Lesson 7.2: Vision Transformers (ViTs)

Vision Transformers (ViTs) adapt the Transformer architecture (originally designed for NLP) to process images by treating them as sequences of patches. Here’s a step-by-step breakdown:

1. Image Patch Embedding
- An input image is split into fixed-size non-overlapping patches (e.g., 16×16 pixels).
- Each patch is flattened into a 1D vector and linearly projected into a patch embedding (like word embeddings in NLP).
2. Positional Embeddings
- Since Transformers lack inherent spatial awareness, learned positional embeddings are added to patch embeddings to retain location information.
Class Token (Optional)
- A special [CLS] token (borrowed from BERT) is prepended to the sequence.

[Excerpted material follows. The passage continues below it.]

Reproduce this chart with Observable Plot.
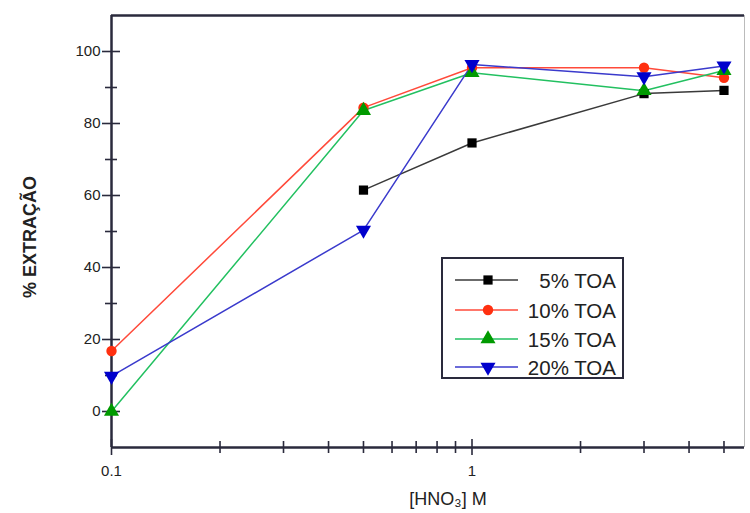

Its final state serves as the global image representation for classification.
4. Transformer Encoder
- The sequence (patch embeddings + [CLS]) is fed into a standard Transformer encoder:
  - Multi-Head Self-Attention: Patches "attend" to each other to capture global relationships.
  - MLP Layers: Non-linear transformations for feature refinement.
  - Layer Normalization & Residual Connections: Stabilize training.
5. Classification Head
- The [CLS] token’s output is passed through an MLP for tasks like image classification.